The problem:
Reproduce the full listing below unchanged, apart from the pictures.

START Information supplied

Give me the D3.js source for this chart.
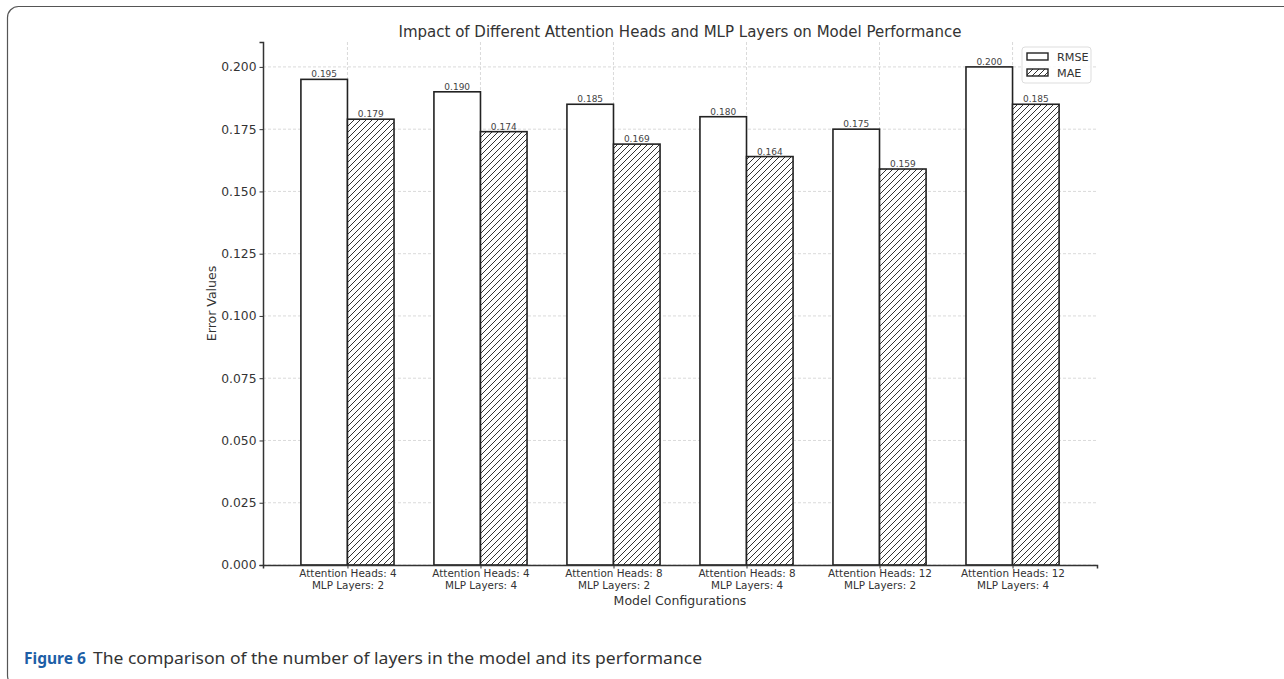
<!DOCTYPE html>
<html>
<head>
<meta charset="utf-8">
<script src="https://cdnjs.cloudflare.com/ajax/libs/d3/7.8.5/d3.min.js"></script>
<style>
  body { margin: 0; background: #fff; }
  svg { display: block; }
</style>
</head>
<body>
<svg id="chart"></svg>
<script>
// Data
const configHeads = ["Attention Heads: 4", "Attention Heads: 4", "Attention Heads: 8",
                     "Attention Heads: 8", "Attention Heads: 12", "Attention Heads: 12"];
const configLayers = ["MLP Layers: 2", "MLP Layers: 4", "MLP Layers: 2",
                      "MLP Layers: 4", "MLP Layers: 2", "MLP Layers: 4"];
const rmseValues = [0.195, 0.190, 0.185, 0.180, 0.175, 0.200];
const maeValues = [0.179, 0.174, 0.169, 0.164, 0.159, 0.185];
const yTicks = [0, 0.025, 0.05, 0.075, 0.1, 0.125, 0.15, 0.175, 0.2];
const seriesNames = ["RMSE", "MAE"];

const width = 1284;
const height = 679;
const plot = { left: 263, right: 1097, top: 42, bottom: 565 };
const barWidth = 0.35;
const font = "DejaVu Sans, sans-serif";

const svg = d3.select("#chart")
    .attr("width", width)
    .attr("height", height);

// Hatch pattern for the MAE bars
const defs = svg.append("defs");
defs.append("pattern")
    .attr("id", "hatch")
    .attr("patternUnits", "userSpaceOnUse")
    .attr("width", 6)
    .attr("height", 6)
    .call(p => {
        p.append("rect").attr("width", 6).attr("height", 6).attr("fill", "#fff");
        p.append("path")
            .attr("d", "M-1,1 l2,-2 M0,6 l6,-6 M5,7 l2,-2")
            .attr("stroke", "#333")
            .attr("stroke-width", 1);
    });

// Rounded frame around the figure
svg.append("rect")
    .attr("x", 7.5).attr("y", 6.5)
    .attr("width", 1300).attr("height", 680)
    .attr("rx", 11)
    .attr("fill", "none")
    .attr("stroke", "#555")
    .attr("stroke-width", 1.2);

// Scales
const x = d3.scaleLinear()
    .domain([-0.635, rmseValues.length - 1 + 0.635])
    .range([plot.left, plot.right]);

const y = d3.scaleLinear()
    .domain([0, 0.21])
    .range([plot.bottom, plot.top]);

const idx = d3.range(rmseValues.length);

// Grid lines
const grid = svg.append("g").attr("stroke", "#d0d0d0").attr("stroke-dasharray", "3,2").attr("stroke-width", 0.8);
grid.selectAll(".hgrid")
    .data(yTicks)
    .enter().append("line")
    .attr("x1", plot.left).attr("x2", plot.right)
    .attr("y1", d => y(d)).attr("y2", d => y(d));
grid.selectAll(".vgrid")
    .data(idx)
    .enter().append("line")
    .attr("x1", d => x(d)).attr("x2", d => x(d))
    .attr("y1", plot.top).attr("y2", plot.bottom);

// Bars
const bars = svg.append("g");
bars.selectAll(".rmse")
    .data(rmseValues)
    .enter().append("rect")
    .attr("x", (d, i) => x(i - barWidth))
    .attr("width", (d, i) => x(i) - x(i - barWidth))
    .attr("y", d => y(d))
    .attr("height", d => y(0) - y(d))
    .attr("fill", "#fff")
    .attr("stroke", "#222")
    .attr("stroke-width", 1.6);

bars.selectAll(".mae")
    .data(maeValues)
    .enter().append("rect")
    .attr("x", (d, i) => x(i))
    .attr("width", (d, i) => x(i + barWidth) - x(i))
    .attr("y", d => y(d))
    .attr("height", d => y(0) - y(d))
    .attr("fill", "url(#hatch)")
    .attr("stroke", "#222")
    .attr("stroke-width", 1.6);

// Value labels above bars
const labels = svg.append("g")
    .attr("font-family", font)
    .attr("font-size", 9)
    .attr("fill", "#444")
    .attr("text-anchor", "middle");
labels.selectAll(".lr")
    .data(rmseValues)
    .enter().append("text")
    .attr("x", (d, i) => x(i - barWidth / 2))
    .attr("y", d => y(d) - 2)
    .text(d => d3.format(".3f")(d));
labels.selectAll(".lm")
    .data(maeValues)
    .enter().append("text")
    .attr("x", (d, i) => x(i + barWidth / 2))
    .attr("y", d => y(d) - 2)
    .text(d => d3.format(".3f")(d));

// Y axis
const yAxis = svg.append("g")
    .attr("transform", `translate(${plot.left},0)`)
    .call(d3.axisLeft(y).tickValues(yTicks).tickFormat(d3.format(".3f")).tickSizeOuter(0).tickSize(3.5).tickPadding(3));
yAxis.selectAll("text").attr("font-family", font).attr("font-size", 12.3).attr("fill", "#333");
yAxis.select(".domain").attr("stroke", "#333").attr("stroke-width", 1.5);
yAxis.selectAll(".tick line").attr("stroke", "#333");

// X axis with two-line labels
const xAxis = svg.append("g")
    .attr("transform", `translate(0,${plot.bottom})`)
    .call(d3.axisBottom(x).tickValues(idx).tickFormat("").tickSizeOuter(0).tickSize(3.5));
xAxis.select(".domain").attr("stroke", "#333").attr("stroke-width", 1.5);
xAxis.selectAll(".tick line").attr("stroke", "#333");
xAxis.selectAll(".tick").each(function (d) {
    const t = d3.select(this).append("text")
        .attr("font-family", font)
        .attr("font-size", 10.4)
        .attr("fill", "#333")
        .attr("text-anchor", "middle");
    t.append("tspan").attr("x", 0).attr("y", 12).text(configHeads[d]);
    t.append("tspan").attr("x", 0).attr("y", 24).text(configLayers[d]);
});

// Axis titles and chart title
svg.append("text")
    .attr("x", (plot.left + plot.right) / 2)
    .attr("y", 605)
    .attr("text-anchor", "middle")
    .attr("font-family", font)
    .attr("font-size", 12.5)
    .attr("fill", "#333")
    .text("Model Configurations");

svg.append("text")
    .attr("transform", `translate(216,${(plot.top + plot.bottom) / 2}) rotate(-90)`)
    .attr("text-anchor", "middle")
    .attr("font-family", font)
    .attr("font-size", 12.5)
    .attr("fill", "#333")
    .text("Error Values");

svg.append("text")
    .attr("x", (plot.left + plot.right) / 2)
    .attr("y", 37)
    .attr("text-anchor", "middle")
    .attr("font-family", font)
    .attr("font-size", 15)
    .attr("fill", "#333")
    .text("Impact of Different Attention Heads and MLP Layers on Model Performance");

// Legend
const legend = svg.append("g").attr("transform", "translate(1022,47)");
legend.append("rect")
    .attr("width", 69).attr("height", 36)
    .attr("rx", 3)
    .attr("fill", "#fff").attr("fill-opacity", 0.85)
    .attr("stroke", "#ddd");
const legendItems = legend.selectAll(".item")
    .data(seriesNames)
    .enter().append("g")
    .attr("transform", (d, i) => `translate(5,${6 + i * 16})`);
legendItems.append("rect")
    .attr("width", 21).attr("height", 7)
    .attr("fill", (d, i) => i === 0 ? "#fff" : "url(#hatch)")
    .attr("stroke", "#222")
    .attr("stroke-width", 1.4);
legendItems.append("text")
    .attr("x", 30).attr("y", 8)
    .attr("font-family", font)
    .attr("font-size", 11.2)
    .attr("fill", "#333")
    .text(d => d);

// Figure caption
svg.append("text")
    .attr("x", 24)
    .attr("y", 664)
    .attr("font-family", "Noto Sans, sans-serif")
    .attr("font-size", 15.5)
    .attr("font-weight", "bold")
    .attr("fill", "#1d5ea6")
    .text("Figure 6");
svg.append("text")
    .attr("x", 93)
    .attr("y", 664)
    .attr("font-family", "Noto Sans, sans-serif")
    .attr("font-size", 16.5)
    .attr("fill", "#333")
    .attr("textLength", 609)
    .attr("lengthAdjust", "spacingAndGlyphs")
    .text("The comparison of the number of layers in the model and its performance");
</script>
</body>
</html>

END Information supplied

Correct output:
Give me the D3.js source for this chart.
<!DOCTYPE html>
<html>
<head>
<meta charset="utf-8">
<script src="https://cdnjs.cloudflare.com/ajax/libs/d3/7.8.5/d3.min.js"></script>
<style>
  body { margin: 0; background: #fff; }
  svg { display: block; }
</style>
</head>
<body>
<svg id="chart"></svg>
<script>
// Data
const configHeads = ["Attention Heads: 4", "Attention Heads: 4", "Attention Heads: 8",
                     "Attention Heads: 8", "Attention Heads: 12", "Attention Heads: 12"];
const configLayers = ["MLP Layers: 2", "MLP Layers: 4", "MLP Layers: 2",
                      "MLP Layers: 4", "MLP Layers: 2", "MLP Layers: 4"];
const rmseValues = [0.195, 0.190, 0.185, 0.180, 0.175, 0.200];
const maeValues = [0.179, 0.174, 0.169, 0.164, 0.159, 0.185];
const yTicks = [0, 0.025, 0.05, 0.075, 0.1, 0.125, 0.15, 0.175, 0.2];
const seriesNames = ["RMSE", "MAE"];

const width = 1284;
const height = 679;
const plot = { left: 263, right: 1097, top: 42, bottom: 565 };
const barWidth = 0.35;
const font = "DejaVu Sans, sans-serif";

const svg = d3.select("#chart")
    .attr("width", width)
    .attr("height", height);

// Hatch pattern for the MAE bars
const defs = svg.append("defs");
defs.append("pattern")
    .attr("id", "hatch")
    .attr("patternUnits", "userSpaceOnUse")
    .attr("width", 6)
    .attr("height", 6)
    .call(p => {
        p.append("rect").attr("width", 6).attr("height", 6).attr("fill", "#fff");
        p.append("path")
            .attr("d", "M-1,1 l2,-2 M0,6 l6,-6 M5,7 l2,-2")
            .attr("stroke", "#333")
            .attr("stroke-width", 1);
    });

// Rounded frame around the figure
svg.append("rect")
    .attr("x", 7.5).attr("y", 6.5)
    .attr("width", 1300).attr("height", 680)
    .attr("rx", 11)
    .attr("fill", "none")
    .attr("stroke", "#555")
    .attr("stroke-width", 1.2);

// Scales
const x = d3.scaleLinear()
    .domain([-0.635, rmseValues.length - 1 + 0.635])
    .range([plot.left, plot.right]);

const y = d3.scaleLinear()
    .domain([0, 0.21])
    .range([plot.bottom, plot.top]);

const idx = d3.range(rmseValues.length);

// Grid lines
const grid = svg.append("g").attr("stroke", "#d0d0d0").attr("stroke-dasharray", "3,2").attr("stroke-width", 0.8);
grid.selectAll(".hgrid")
    .data(yTicks)
    .enter().append("line")
    .attr("x1", plot.left).attr("x2", plot.right)
    .attr("y1", d => y(d)).attr("y2", d => y(d));
grid.selectAll(".vgrid")
    .data(idx)
    .enter().append("line")
    .attr("x1", d => x(d)).attr("x2", d => x(d))
    .attr("y1", plot.top).attr("y2", plot.bottom);

// Bars
const bars = svg.append("g");
bars.selectAll(".rmse")
    .data(rmseValues)
    .enter().append("rect")
    .attr("x", (d, i) => x(i - barWidth))
    .attr("width", (d, i) => x(i) - x(i - barWidth))
    .attr("y", d => y(d))
    .attr("height", d => y(0) - y(d))
    .attr("fill", "#fff")
    .attr("stroke", "#222")
    .attr("stroke-width", 1.6);

bars.selectAll(".mae")
    .data(maeValues)
    .enter().append("rect")
    .attr("x", (d, i) => x(i))
    .attr("width", (d, i) => x(i + barWidth) - x(i))
    .attr("y", d => y(d))
    .attr("height", d => y(0) - y(d))
    .attr("fill", "url(#hatch)")
    .attr("stroke", "#222")
    .attr("stroke-width", 1.6);

// Value labels above bars
const labels = svg.append("g")
    .attr("font-family", font)
    .attr("font-size", 9)
    .attr("fill", "#444")
    .attr("text-anchor", "middle");
labels.selectAll(".lr")
    .data(rmseValues)
    .enter().append("text")
    .attr("x", (d, i) => x(i - barWidth / 2))
    .attr("y", d => y(d) - 2)
    .text(d => d3.format(".3f")(d));
labels.selectAll(".lm")
    .data(maeValues)
    .enter().append("text")
    .attr("x", (d, i) => x(i + barWidth / 2))
    .attr("y", d => y(d) - 2)
    .text(d => d3.format(".3f")(d));

// Y axis
const yAxis = svg.append("g")
    .attr("transform", `translate(${plot.left},0)`)
    .call(d3.axisLeft(y).tickValues(yTicks).tickFormat(d3.format(".3f")).tickSizeOuter(0).tickSize(3.5).tickPadding(3));
yAxis.selectAll("text").attr("font-family", font).attr("font-size", 12.3).attr("fill", "#333");
yAxis.select(".domain").attr("stroke", "#333").attr("stroke-width", 1.5);
yAxis.selectAll(".tick line").attr("stroke", "#333");

// X axis with two-line labels
const xAxis = svg.append("g")
    .attr("transform", `translate(0,${plot.bottom})`)
    .call(d3.axisBottom(x).tickValues(idx).tickFormat("").tickSizeOuter(0).tickSize(3.5));
xAxis.select(".domain").attr("stroke", "#333").attr("stroke-width", 1.5);
xAxis.selectAll(".tick line").attr("stroke", "#333");
xAxis.selectAll(".tick").each(function (d) {
    const t = d3.select(this).append("text")
        .attr("font-family", font)
        .attr("font-size", 10.4)
        .attr("fill", "#333")
        .attr("text-anchor", "middle");
    t.append("tspan").attr("x", 0).attr("y", 12).text(configHeads[d]);
    t.append("tspan").attr("x", 0).attr("y", 24).text(configLayers[d]);
});

// Axis titles and chart title
svg.append("text")
    .attr("x", (plot.left + plot.right) / 2)
    .attr("y", 605)
    .attr("text-anchor", "middle")
    .attr("font-family", font)
    .attr("font-size", 12.5)
    .attr("fill", "#333")
    .text("Model Configurations");

svg.append("text")
    .attr("transform", `translate(216,${(plot.top + plot.bottom) / 2}) rotate(-90)`)
    .attr("text-anchor", "middle")
    .attr("font-family", font)
    .attr("font-size", 12.5)
    .attr("fill", "#333")
    .text("Error Values");

svg.append("text")
    .attr("x", (plot.left + plot.right) / 2)
    .attr("y", 37)
    .attr("text-anchor", "middle")
    .attr("font-family", font)
    .attr("font-size", 15)
    .attr("fill", "#333")
    .text("Impact of Different Attention Heads and MLP Layers on Model Performance");

// Legend
const legend = svg.append("g").attr("transform", "translate(1022,47)");
legend.append("rect")
    .attr("width", 69).attr("height", 36)
    .attr("rx", 3)
    .attr("fill", "#fff").attr("fill-opacity", 0.85)
    .attr("stroke", "#ddd");
const legendItems = legend.selectAll(".item")
    .data(seriesNames)
    .enter().append("g")
    .attr("transform", (d, i) => `translate(5,${6 + i * 16})`);
legendItems.append("rect")
    .attr("width", 21).attr("height", 7)
    .attr("fill", (d, i) => i === 0 ? "#fff" : "url(#hatch)")
    .attr("stroke", "#222")
    .attr("stroke-width", 1.4);
legendItems.append("text")
    .attr("x", 30).attr("y", 8)
    .attr("font-family", font)
    .attr("font-size", 11.2)
    .attr("fill", "#333")
    .text(d => d);

// Figure caption
svg.append("text")
    .attr("x", 24)
    .attr("y", 664)
    .attr("font-family", "Noto Sans, sans-serif")
    .attr("font-size", 15.5)
    .attr("font-weight", "bold")
    .attr("fill", "#1d5ea6")
    .text("Figure 6");
svg.append("text")
    .attr("x", 93)
    .attr("y", 664)
    .attr("font-family", "Noto Sans, sans-serif")
    .attr("font-size", 16.5)
    .attr("fill", "#333")
    .attr("textLength", 609)
    .attr("lengthAdjust", "spacingAndGlyphs")
    .text("The comparison of the number of layers in the model and its performance");
</script>
</body>
</html>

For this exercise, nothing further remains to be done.